▶ AIM OF THE EXERCISE:
Exclude the pictures and return every line exactly as written.

▶ DATA SECTION:
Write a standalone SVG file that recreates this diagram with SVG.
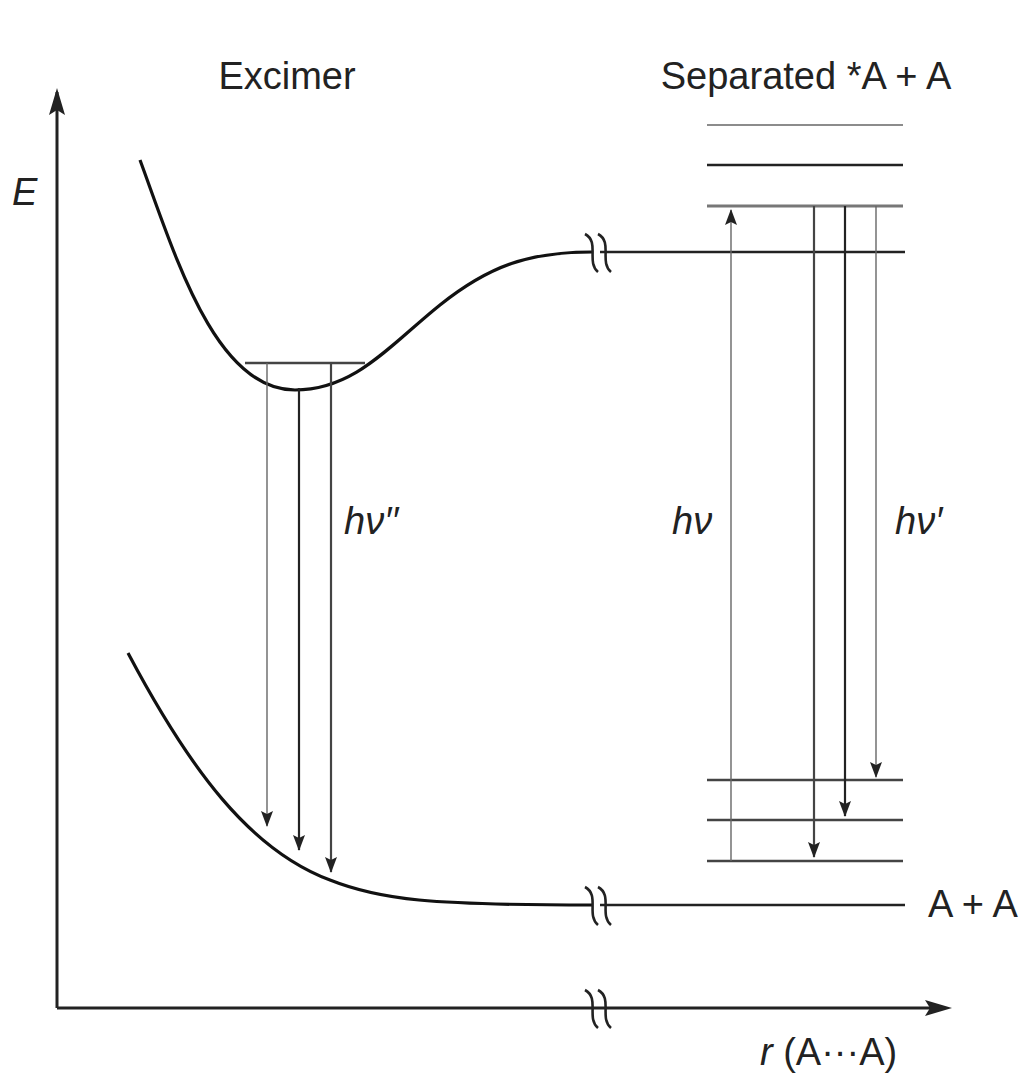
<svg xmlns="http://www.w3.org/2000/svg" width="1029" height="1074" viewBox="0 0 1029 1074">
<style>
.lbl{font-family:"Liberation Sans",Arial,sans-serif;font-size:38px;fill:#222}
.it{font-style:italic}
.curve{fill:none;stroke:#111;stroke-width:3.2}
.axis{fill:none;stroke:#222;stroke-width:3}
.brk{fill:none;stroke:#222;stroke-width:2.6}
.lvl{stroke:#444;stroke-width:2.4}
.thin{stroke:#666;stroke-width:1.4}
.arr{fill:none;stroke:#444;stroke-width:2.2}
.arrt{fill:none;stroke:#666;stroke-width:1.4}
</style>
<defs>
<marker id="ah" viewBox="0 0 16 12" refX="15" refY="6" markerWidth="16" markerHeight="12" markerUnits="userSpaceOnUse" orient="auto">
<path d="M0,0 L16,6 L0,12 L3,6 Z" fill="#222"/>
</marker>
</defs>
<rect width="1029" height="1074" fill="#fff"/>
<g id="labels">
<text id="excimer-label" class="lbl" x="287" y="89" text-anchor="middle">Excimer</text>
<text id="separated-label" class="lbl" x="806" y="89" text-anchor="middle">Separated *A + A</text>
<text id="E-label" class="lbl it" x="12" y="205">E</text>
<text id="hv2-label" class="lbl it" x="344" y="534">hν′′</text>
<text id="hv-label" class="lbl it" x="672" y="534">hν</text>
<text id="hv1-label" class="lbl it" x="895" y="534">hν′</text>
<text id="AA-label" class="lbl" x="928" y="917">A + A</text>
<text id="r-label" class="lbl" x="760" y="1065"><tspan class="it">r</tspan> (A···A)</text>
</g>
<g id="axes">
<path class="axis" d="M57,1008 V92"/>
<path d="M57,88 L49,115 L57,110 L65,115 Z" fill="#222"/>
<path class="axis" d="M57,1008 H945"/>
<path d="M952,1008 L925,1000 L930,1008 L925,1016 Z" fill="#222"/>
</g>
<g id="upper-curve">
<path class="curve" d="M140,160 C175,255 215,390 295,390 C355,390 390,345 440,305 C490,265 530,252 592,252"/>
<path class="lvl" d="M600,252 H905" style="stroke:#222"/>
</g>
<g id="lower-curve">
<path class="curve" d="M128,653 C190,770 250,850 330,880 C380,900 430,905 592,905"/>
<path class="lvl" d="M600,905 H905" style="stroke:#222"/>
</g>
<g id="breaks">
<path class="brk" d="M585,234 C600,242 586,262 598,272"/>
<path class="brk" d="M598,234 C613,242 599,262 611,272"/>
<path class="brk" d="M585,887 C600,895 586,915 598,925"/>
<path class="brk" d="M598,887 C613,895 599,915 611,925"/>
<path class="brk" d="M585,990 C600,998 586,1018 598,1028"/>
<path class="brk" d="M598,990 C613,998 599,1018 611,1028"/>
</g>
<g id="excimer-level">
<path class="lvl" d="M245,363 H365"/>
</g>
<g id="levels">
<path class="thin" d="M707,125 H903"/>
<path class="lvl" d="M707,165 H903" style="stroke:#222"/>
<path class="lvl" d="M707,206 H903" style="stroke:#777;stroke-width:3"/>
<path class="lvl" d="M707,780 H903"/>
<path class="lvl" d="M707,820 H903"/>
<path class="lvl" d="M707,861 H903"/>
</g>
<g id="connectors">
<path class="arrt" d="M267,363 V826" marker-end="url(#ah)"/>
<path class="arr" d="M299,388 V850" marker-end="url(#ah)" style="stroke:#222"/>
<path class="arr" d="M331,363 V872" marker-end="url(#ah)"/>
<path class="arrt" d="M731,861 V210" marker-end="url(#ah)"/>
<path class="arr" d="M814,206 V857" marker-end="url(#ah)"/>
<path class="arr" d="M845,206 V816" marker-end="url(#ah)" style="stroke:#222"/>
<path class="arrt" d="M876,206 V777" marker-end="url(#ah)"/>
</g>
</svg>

▶ COMPLETE RESPONSE:
Write a standalone SVG file that recreates this diagram with SVG.
<svg xmlns="http://www.w3.org/2000/svg" width="1029" height="1074" viewBox="0 0 1029 1074">
<style>
.lbl{font-family:"Liberation Sans",Arial,sans-serif;font-size:38px;fill:#222}
.it{font-style:italic}
.curve{fill:none;stroke:#111;stroke-width:3.2}
.axis{fill:none;stroke:#222;stroke-width:3}
.brk{fill:none;stroke:#222;stroke-width:2.6}
.lvl{stroke:#444;stroke-width:2.4}
.thin{stroke:#666;stroke-width:1.4}
.arr{fill:none;stroke:#444;stroke-width:2.2}
.arrt{fill:none;stroke:#666;stroke-width:1.4}
</style>
<defs>
<marker id="ah" viewBox="0 0 16 12" refX="15" refY="6" markerWidth="16" markerHeight="12" markerUnits="userSpaceOnUse" orient="auto">
<path d="M0,0 L16,6 L0,12 L3,6 Z" fill="#222"/>
</marker>
</defs>
<rect width="1029" height="1074" fill="#fff"/>
<g id="labels">
<text id="excimer-label" class="lbl" x="287" y="89" text-anchor="middle">Excimer</text>
<text id="separated-label" class="lbl" x="806" y="89" text-anchor="middle">Separated *A + A</text>
<text id="E-label" class="lbl it" x="12" y="205">E</text>
<text id="hv2-label" class="lbl it" x="344" y="534">hν′′</text>
<text id="hv-label" class="lbl it" x="672" y="534">hν</text>
<text id="hv1-label" class="lbl it" x="895" y="534">hν′</text>
<text id="AA-label" class="lbl" x="928" y="917">A + A</text>
<text id="r-label" class="lbl" x="760" y="1065"><tspan class="it">r</tspan> (A···A)</text>
</g>
<g id="axes">
<path class="axis" d="M57,1008 V92"/>
<path d="M57,88 L49,115 L57,110 L65,115 Z" fill="#222"/>
<path class="axis" d="M57,1008 H945"/>
<path d="M952,1008 L925,1000 L930,1008 L925,1016 Z" fill="#222"/>
</g>
<g id="upper-curve">
<path class="curve" d="M140,160 C175,255 215,390 295,390 C355,390 390,345 440,305 C490,265 530,252 592,252"/>
<path class="lvl" d="M600,252 H905" style="stroke:#222"/>
</g>
<g id="lower-curve">
<path class="curve" d="M128,653 C190,770 250,850 330,880 C380,900 430,905 592,905"/>
<path class="lvl" d="M600,905 H905" style="stroke:#222"/>
</g>
<g id="breaks">
<path class="brk" d="M585,234 C600,242 586,262 598,272"/>
<path class="brk" d="M598,234 C613,242 599,262 611,272"/>
<path class="brk" d="M585,887 C600,895 586,915 598,925"/>
<path class="brk" d="M598,887 C613,895 599,915 611,925"/>
<path class="brk" d="M585,990 C600,998 586,1018 598,1028"/>
<path class="brk" d="M598,990 C613,998 599,1018 611,1028"/>
</g>
<g id="excimer-level">
<path class="lvl" d="M245,363 H365"/>
</g>
<g id="levels">
<path class="thin" d="M707,125 H903"/>
<path class="lvl" d="M707,165 H903" style="stroke:#222"/>
<path class="lvl" d="M707,206 H903" style="stroke:#777;stroke-width:3"/>
<path class="lvl" d="M707,780 H903"/>
<path class="lvl" d="M707,820 H903"/>
<path class="lvl" d="M707,861 H903"/>
</g>
<g id="connectors">
<path class="arrt" d="M267,363 V826" marker-end="url(#ah)"/>
<path class="arr" d="M299,388 V850" marker-end="url(#ah)" style="stroke:#222"/>
<path class="arr" d="M331,363 V872" marker-end="url(#ah)"/>
<path class="arrt" d="M731,861 V210" marker-end="url(#ah)"/>
<path class="arr" d="M814,206 V857" marker-end="url(#ah)"/>
<path class="arr" d="M845,206 V816" marker-end="url(#ah)" style="stroke:#222"/>
<path class="arrt" d="M876,206 V777" marker-end="url(#ah)"/>
</g>
</svg>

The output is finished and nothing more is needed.